SPIEGEL: Western companies value the stability Putin has brought to the country. Should they stop investing in Russia?
Illarionov: That's their decision. They'll have to evaluate the political risk themselves.
SPIEGEL: Boris Gryzlov, the president of the Russian parliament, has praised the police, with their grandmother-beating tactics, for having "done everything right." He is scheduled to meet with German Foreign Minister Frank-Walter Steinmeier and the leaders of Germany's major political parties in Berlin on Monday and Tuesday.
Illarionov: It is not my place to make recommendations to German members of parliament. If Gryzlov is justifying violence against the opposition, then he is approving what our criminal code refers to as banditry. It was not the demonstrators but the police officers that behaved like bandits. The police, with the blessing of those in power, acted like a terrorist group.

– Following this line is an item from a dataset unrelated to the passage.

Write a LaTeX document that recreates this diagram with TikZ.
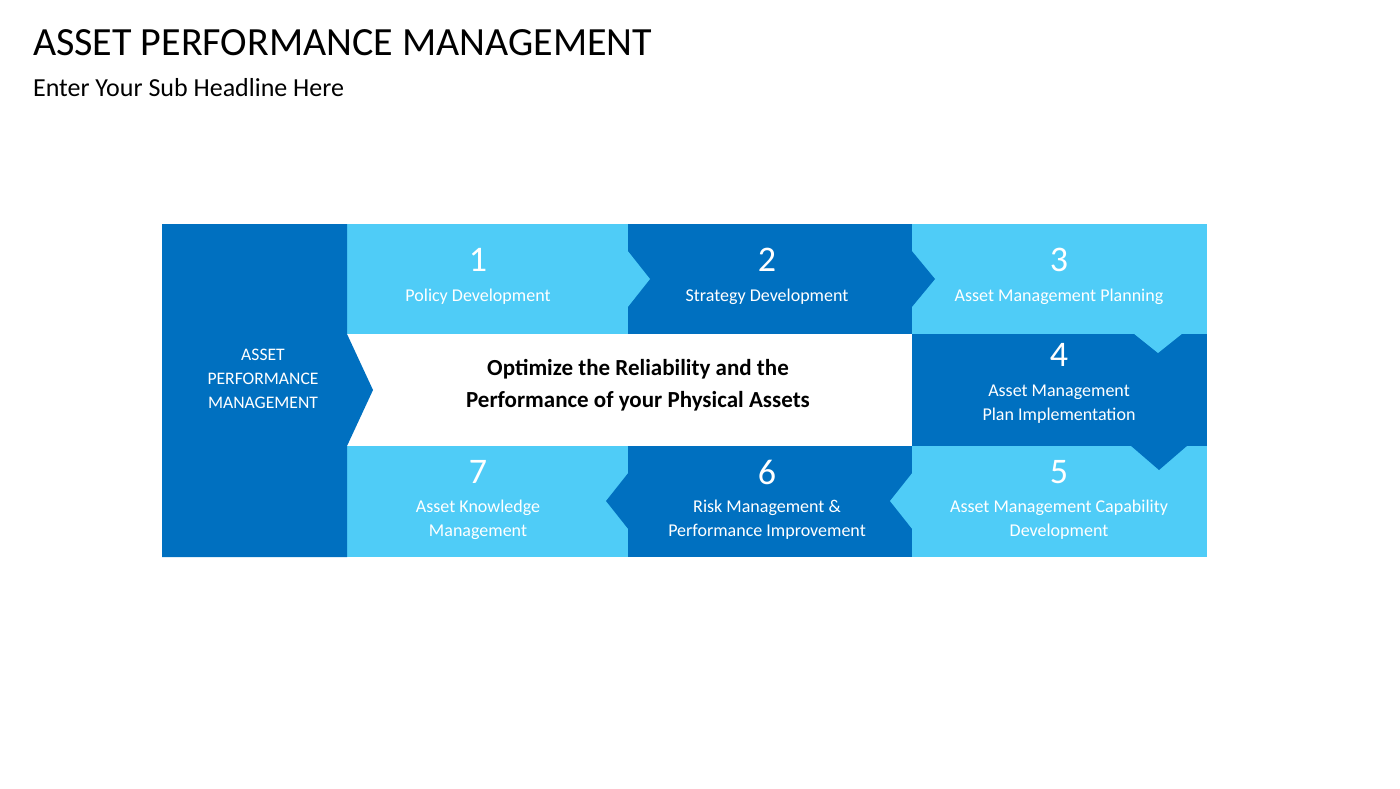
\documentclass[tikz,border=0pt]{standalone}
\usepackage{fontspec}
\setmainfont{Carlito}
\definecolor{lb}{HTML}{4FCCF7}
\definecolor{db}{HTML}{0070C0}
\begin{document}
\begin{tikzpicture}[x=0.5pt,y=-0.5pt,
  num/.style={text=white,font=\fontsize{18}{18}\selectfont,anchor=center},
  lbl/.style={text=white,font=\fontsize{9}{12}\selectfont,align=center,anchor=center}]
\useasboundingbox (0,0) rectangle (1400,788);
\fill[white] (0,0) rectangle (1400,788);
% row backgrounds
\fill[lb] (347,224) rectangle (628,334);
\fill[db] (628,224) rectangle (912,334);
\fill[lb] (912,224) rectangle (1207,334);
\fill[db] (912,334) rectangle (1207,446);
\fill[lb] (912,446) rectangle (1207,557);
\fill[db] (628,446) rectangle (912,557);
\fill[lb] (347,446) rectangle (628,557);
% tips
\fill[lb] (627,250) -- (650,279) -- (627,308) -- cycle;
\fill[db] (911,250) -- (935,279) -- (911,308) -- cycle;
\fill[lb] (1133,333) -- (1183,333) -- (1158,353) -- cycle;
\fill[db] (1130,445) -- (1188,445) -- (1159,470) -- cycle;
\fill[lb] (913,472) -- (890,501) -- (913,530) -- cycle;
\fill[db] (629,472) -- (606,501) -- (629,530) -- cycle;
% left column
\fill[db] (162,224) -- (347,224) -- (347,334) -- (373,390) -- (347,446) -- (347,557) -- (162,557) -- cycle;
% texts
\node[anchor=west,font=\fontsize{20}{20}\selectfont] (title) at (26,43) {ASSET PERFORMANCE MANAGEMENT};
\node[anchor=west,font=\fontsize{13}{13}\selectfont] (sub) at (26,88) {Enter Your Sub Headline Here};
\node[lbl,font=\fontsize{8.8}{12}\selectfont] (apm) at (263,379) {ASSET\\PERFORMANCE\\MANAGEMENT};
\node[font=\bfseries\fontsize{11.5}{16}\selectfont,align=center] (ctr) at (638,385) {Optimize the Reliability and the\\Performance of your Physical Assets};
\node[num] (n1) at (478,260) {1};
\node[lbl] (t1) at (478,297) {Policy Development};
\node[num] (n2) at (767,260) {2};
\node[lbl] (t2) at (767,297) {Strategy Development};
\node[num] (n3) at (1059,260) {3};
\node[lbl] (t3) at (1059,297) {Asset Management Planning};
\node[num] (n4) at (1059,355) {4};
\node[lbl] (t4) at (1059,404) {Asset Management\\Plan Implementation};
\node[num] (n5) at (1059,472) {5};
\node[lbl] (t5) at (1059,520) {Asset Management Capability\\Development};
\node[num] (n6) at (767,472) {6};
\node[lbl] (t6) at (767,520) {Risk Management \&\\Performance Improvement};
\node[num] (n7) at (478,472) {7};
\node[lbl] (t7) at (478,520) {Asset Knowledge\\Management};
\end{tikzpicture}
\end{document}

SPIEGEL: You served under Putin as liaison to the G8 for five years. Should the West exclude Russia from the group of key industrialized nations for its abuses of democracy?
Illarionov: One cannot overestimate the options the West has available with which it can apply pressure on Russia.
SPIEGEL: Will Putin enter a third term next March, despite the fact that it would not be sanctioned under the constitution?
Illarionov: Putin has often said that he will not do this. But there are people around him who are urging him to do so. They are taking many steps to ensure that he will feel compelled to stay.